====== RECORD EXTRACTS ======

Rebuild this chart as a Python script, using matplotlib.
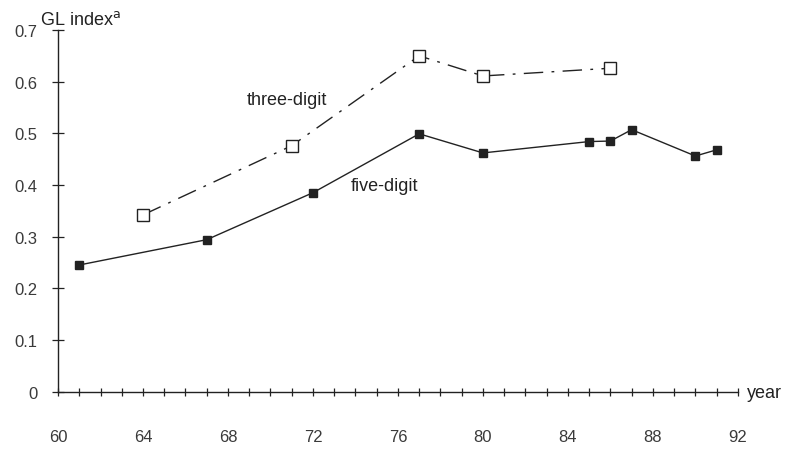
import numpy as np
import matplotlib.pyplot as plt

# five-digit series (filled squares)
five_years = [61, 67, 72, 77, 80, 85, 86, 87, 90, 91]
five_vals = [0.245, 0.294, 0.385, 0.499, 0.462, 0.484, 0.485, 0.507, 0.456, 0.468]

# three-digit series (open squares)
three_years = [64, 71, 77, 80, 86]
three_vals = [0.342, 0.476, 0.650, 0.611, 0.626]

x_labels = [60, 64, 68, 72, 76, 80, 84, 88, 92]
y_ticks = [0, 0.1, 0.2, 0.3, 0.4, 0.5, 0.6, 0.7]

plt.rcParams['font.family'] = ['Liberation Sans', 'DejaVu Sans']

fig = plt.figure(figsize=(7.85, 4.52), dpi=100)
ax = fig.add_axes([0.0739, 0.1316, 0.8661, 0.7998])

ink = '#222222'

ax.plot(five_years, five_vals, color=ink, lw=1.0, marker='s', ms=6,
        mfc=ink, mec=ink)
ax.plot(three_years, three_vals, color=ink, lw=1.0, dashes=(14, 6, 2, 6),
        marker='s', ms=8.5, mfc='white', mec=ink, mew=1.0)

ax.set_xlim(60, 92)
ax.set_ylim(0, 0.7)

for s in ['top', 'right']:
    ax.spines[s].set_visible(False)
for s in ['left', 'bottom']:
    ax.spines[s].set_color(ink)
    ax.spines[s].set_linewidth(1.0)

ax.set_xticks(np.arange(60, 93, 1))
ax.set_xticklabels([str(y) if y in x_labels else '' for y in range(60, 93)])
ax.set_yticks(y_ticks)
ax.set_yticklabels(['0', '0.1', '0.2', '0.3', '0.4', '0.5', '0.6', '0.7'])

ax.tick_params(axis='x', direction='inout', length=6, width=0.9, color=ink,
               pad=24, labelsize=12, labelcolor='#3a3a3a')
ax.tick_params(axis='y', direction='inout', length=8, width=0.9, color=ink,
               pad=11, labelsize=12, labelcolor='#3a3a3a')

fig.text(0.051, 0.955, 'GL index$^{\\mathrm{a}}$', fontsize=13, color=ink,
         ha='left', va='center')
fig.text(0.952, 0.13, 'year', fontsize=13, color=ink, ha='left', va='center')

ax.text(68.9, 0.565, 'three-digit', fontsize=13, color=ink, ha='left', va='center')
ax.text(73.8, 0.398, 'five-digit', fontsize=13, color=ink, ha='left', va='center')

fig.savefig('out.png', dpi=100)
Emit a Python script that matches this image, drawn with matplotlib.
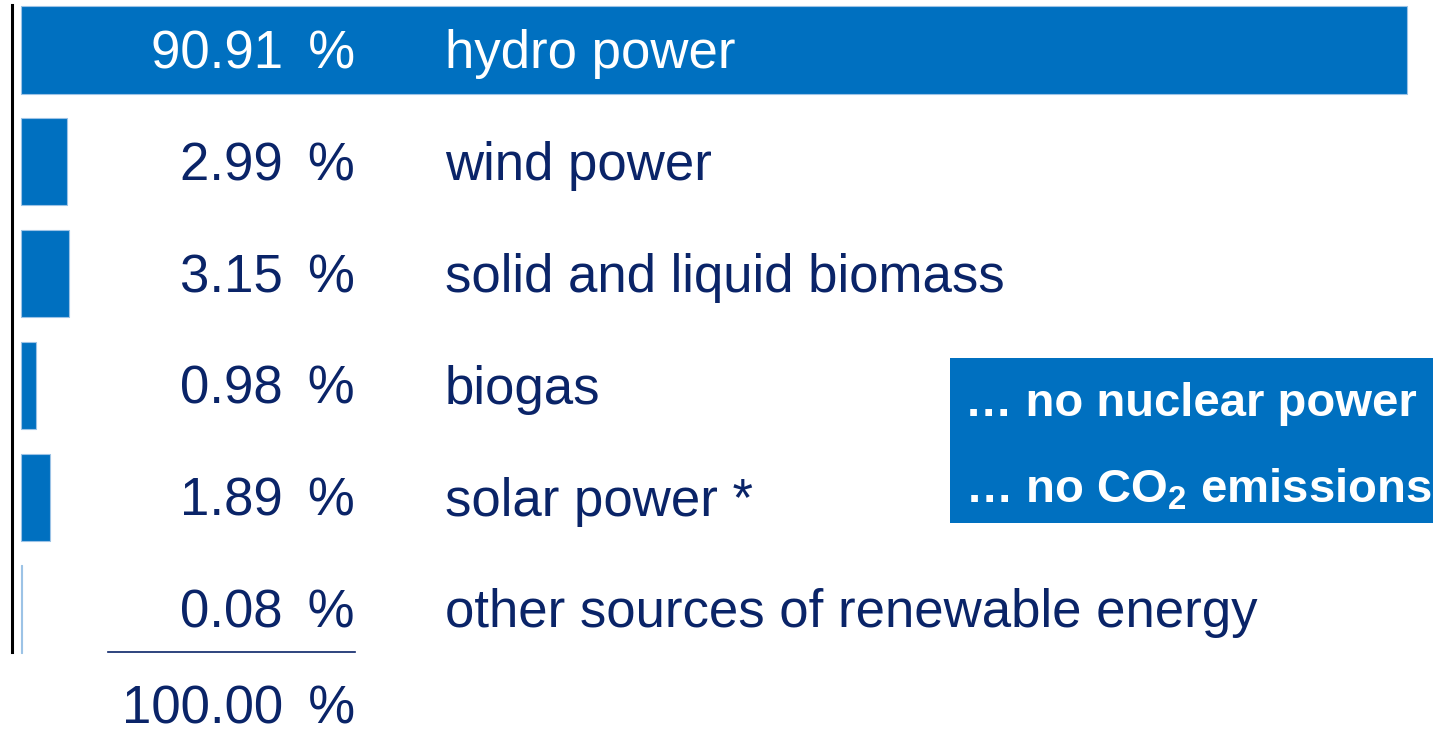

======

• [EXERCISE DETAILS]: Every entry above should be duplicated exactly. Do not include the images.

• [ANSWER FOR THIS EXERCISE]:
Rebuild this chart as a Python script, using matplotlib.
import numpy as np
import matplotlib.pyplot as plt

# five-digit series (filled squares)
five_years = [61, 67, 72, 77, 80, 85, 86, 87, 90, 91]
five_vals = [0.245, 0.294, 0.385, 0.499, 0.462, 0.484, 0.485, 0.507, 0.456, 0.468]

# three-digit series (open squares)
three_years = [64, 71, 77, 80, 86]
three_vals = [0.342, 0.476, 0.650, 0.611, 0.626]

x_labels = [60, 64, 68, 72, 76, 80, 84, 88, 92]
y_ticks = [0, 0.1, 0.2, 0.3, 0.4, 0.5, 0.6, 0.7]

plt.rcParams['font.family'] = ['Liberation Sans', 'DejaVu Sans']

fig = plt.figure(figsize=(7.85, 4.52), dpi=100)
ax = fig.add_axes([0.0739, 0.1316, 0.8661, 0.7998])

ink = '#222222'

ax.plot(five_years, five_vals, color=ink, lw=1.0, marker='s', ms=6,
        mfc=ink, mec=ink)
ax.plot(three_years, three_vals, color=ink, lw=1.0, dashes=(14, 6, 2, 6),
        marker='s', ms=8.5, mfc='white', mec=ink, mew=1.0)

ax.set_xlim(60, 92)
ax.set_ylim(0, 0.7)

for s in ['top', 'right']:
    ax.spines[s].set_visible(False)
for s in ['left', 'bottom']:
    ax.spines[s].set_color(ink)
    ax.spines[s].set_linewidth(1.0)

ax.set_xticks(np.arange(60, 93, 1))
ax.set_xticklabels([str(y) if y in x_labels else '' for y in range(60, 93)])
ax.set_yticks(y_ticks)
ax.set_yticklabels(['0', '0.1', '0.2', '0.3', '0.4', '0.5', '0.6', '0.7'])

ax.tick_params(axis='x', direction='inout', length=6, width=0.9, color=ink,
               pad=24, labelsize=12, labelcolor='#3a3a3a')
ax.tick_params(axis='y', direction='inout', length=8, width=0.9, color=ink,
               pad=11, labelsize=12, labelcolor='#3a3a3a')

fig.text(0.051, 0.955, 'GL index$^{\\mathrm{a}}$', fontsize=13, color=ink,
         ha='left', va='center')
fig.text(0.952, 0.13, 'year', fontsize=13, color=ink, ha='left', va='center')

ax.text(68.9, 0.565, 'three-digit', fontsize=13, color=ink, ha='left', va='center')
ax.text(73.8, 0.398, 'five-digit', fontsize=13, color=ink, ha='left', va='center')

fig.savefig('out.png', dpi=100)
Emit a Python script that matches this image, drawn with matplotlib.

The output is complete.